A YEAR ago, we reported that York Hospital had been forced to spend a whopping £13.5 million on expensive temporary nurses and doctors because it couldn’t recruit enough permanent staff.

This was double the outlay on agency staff the previous year - and would have paid for 226 experienced nurses on full-time salaries. The hospital, we revealed,was prepared to pay ridiculous rates for agency staff in some circumstances - up to £150 an hour for a nurse.

York Hospital wasn’t alone in facing this problem a year ago.

The Royal College of Nursing claimed that years of pay restraint, changes to terms and conditions and cuts in training places were making it increasingly difficult to recruit - and that hospitals therefore had little choice but to pay through the nose for temporary agency staff.

The NHS’s money was being wasted on “extortionate agency fees”, York Outer MP Julian Study said. We said the situation couldn’t continue, because it was crippling the NHS financially.

Well, it hasn’t continued - it has got a whole lot worse.

In the most recent year, York Hospital spent a staggering £27.4 million on temporary doctors and nurses - double again what it paid last year.

The NHS is being brought to its knees by these extortionate charges.
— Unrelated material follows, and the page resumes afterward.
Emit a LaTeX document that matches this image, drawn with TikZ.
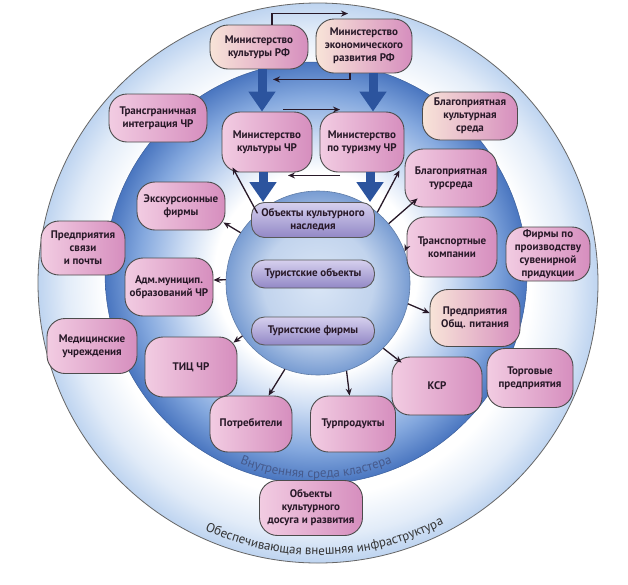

And you can bet it won’t be the nurses and doctors themselves who will really be benefiting. No doubt the agencies themselves are taking a huge cut.

With recruitment still obviously a huge problem - and likely to get worse in future once we leave Europe - perhaps it is time the Government took steps to introduce a tariff of maximum charges that agencies can levy.

That may be the only way of limiting the profiteering that is eating the NHS alive.